The TP-Link ER605 is an Omada SDN device, so you can run it standalone or with a controller. You've got 3 options for a controller. You can buy their hardware controller for a couple hundred bucks, run their free Java-based software controller on a computer, or use a cloud controller. I run the software controller on an i3-10100 Linux box I'm using mostly as a file server. If you don't use a controller you can just point a browser at the device & use the built-in web interface. The ER605 also has an ssh CLI. Not using a controller costs you features on some devices. Not sure about the routers, but for example the WiFi access points need one for fast roaming. You can also turn off the cloud features entirely.
 
The TP-Link ER605 is an Omada SDN device, so you can run it standalone or with a controller. You've got 3 options for a controller. You can buy their hardware controller for a couple hundred bucks, run their free Java-based software controller on a computer, or use a cloud controller. I run the software controller on an i3-10100 Linux box I'm using mostly as a file server. If you don't use a controller you can just point a browser at the device & use the built-in web interface. The ER605 also has an ssh CLI. Not using a controller costs you features on some devices.
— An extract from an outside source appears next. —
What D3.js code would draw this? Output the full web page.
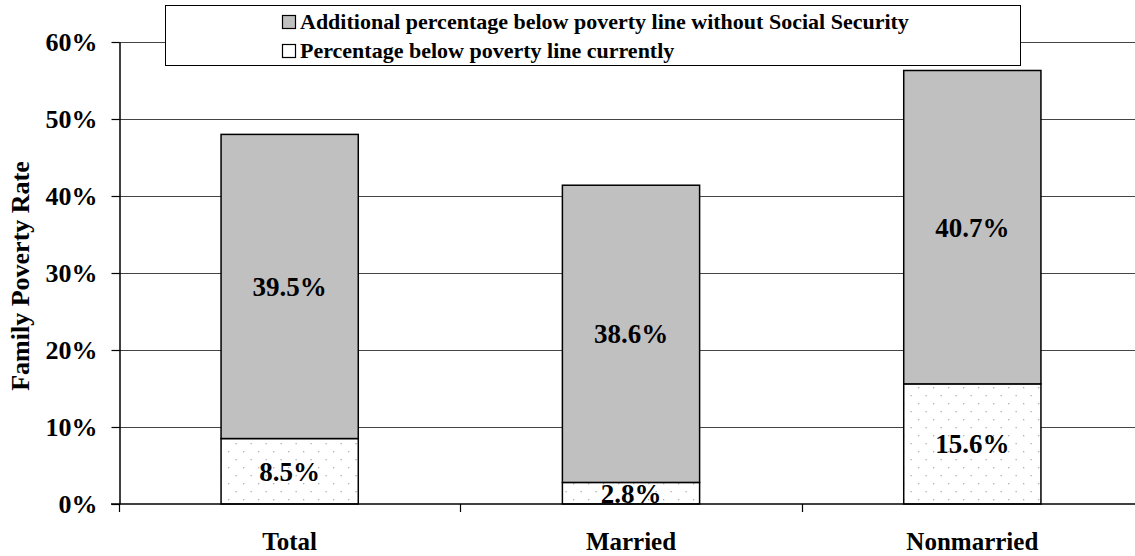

Not sure about the routers, but for example the WiFi access points need one for fast roaming. You can also turn off the cloud features entirely.
Nice! Thank you for the details!
 
For dead simple failover, I have had great luck with Ubiquiti Dream Machine Pro and SE. Not a ton of customization, but it is very reliable and quick to manage the failover seamlessly.

Have been running at a few sites and my home for over 2yrs.